Sukisho cast's status prior to White Flower:
- Sora: Working as a teacher in the nearby school (which is no longer an all-boys school).
- Sunao: Has been missing since Rain. Said to be working for Aizawa.
- Matsuri: Working in an animal shelter (needs to be confirmed).
- Shin-ichirou: Has been missing since Rain.
- Nanami: Still the school nurse
- Sei and Kitamura: Students in Sora's class
- Gaku: Still working with Nagase in the chemistry labs, but no longer as a student
- Nagase: Still chemistry lab manager
- Hiromu: Working as a model with Kirito Nakahara
- Chris: Still working at the nearby church
- Soushi: Still a lawyer.
- Professor Aizawa: Has been missing since Rain. Said to have taken Sunao and Shin-ichirou with him.

===White Flower===
The final game in the series. Taking place a couple of years after Rain, many changes have been made to the school. Not only is it no longer an all-boys school, but several of the former students are also now working as teachers, while others move on to other jobs. Sora, as one of the teachers, has been living a fairly normal life as he takes Minato's place as a teacher.

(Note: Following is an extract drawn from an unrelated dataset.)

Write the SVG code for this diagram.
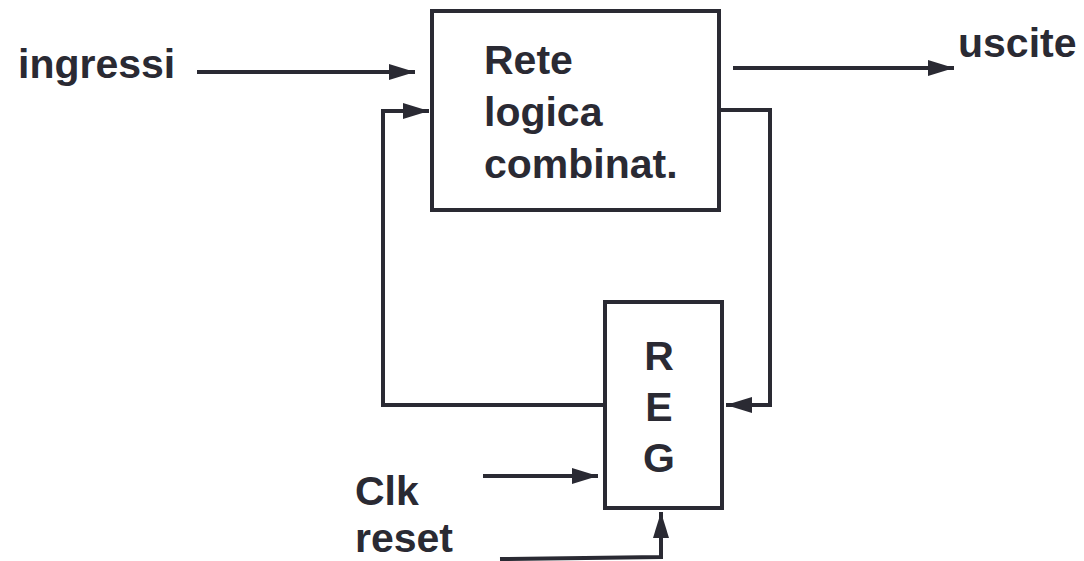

However, he realizes that it won't stay normal for long when he sees that Sunao, whom he has not seen since the events in Rain, reappears in one of the halls. This game finally wraps up the story between Sora and Sunao and ends their conflict with Professor Aizawa. Depending on the player's choices, Sora can either end up with Sunao, Nanami, Hiromu, Matsuri, Soushi, or Minato. There are two hidden endings in this game. The Yoru/Ran ending is received when achieving the true ending, while the Kaito ending is obtained when all the CGs are collected.

===Mou Matte===
A spin-off of the Sukisho games. Takes place sometime in between Rain and White Flower. The player now controls Gaku Ichikawa, one of Sora's friends who worked in the Chemistry Lab. Gaku must now choose whether to continue his relationship with Kai Nagase or start a new one with Ren Shiina. Depending on the player's choice, Gaku may end up with Shiina, Nagase, or Kitamura. Most of the main cast from the previous Sukisho games are visibly absent, including Sora and Sunao. Of the original cast, only Gaku, Nagase, Shiina, Kitamura, Nanami, Nakahara, and Hano make appearances.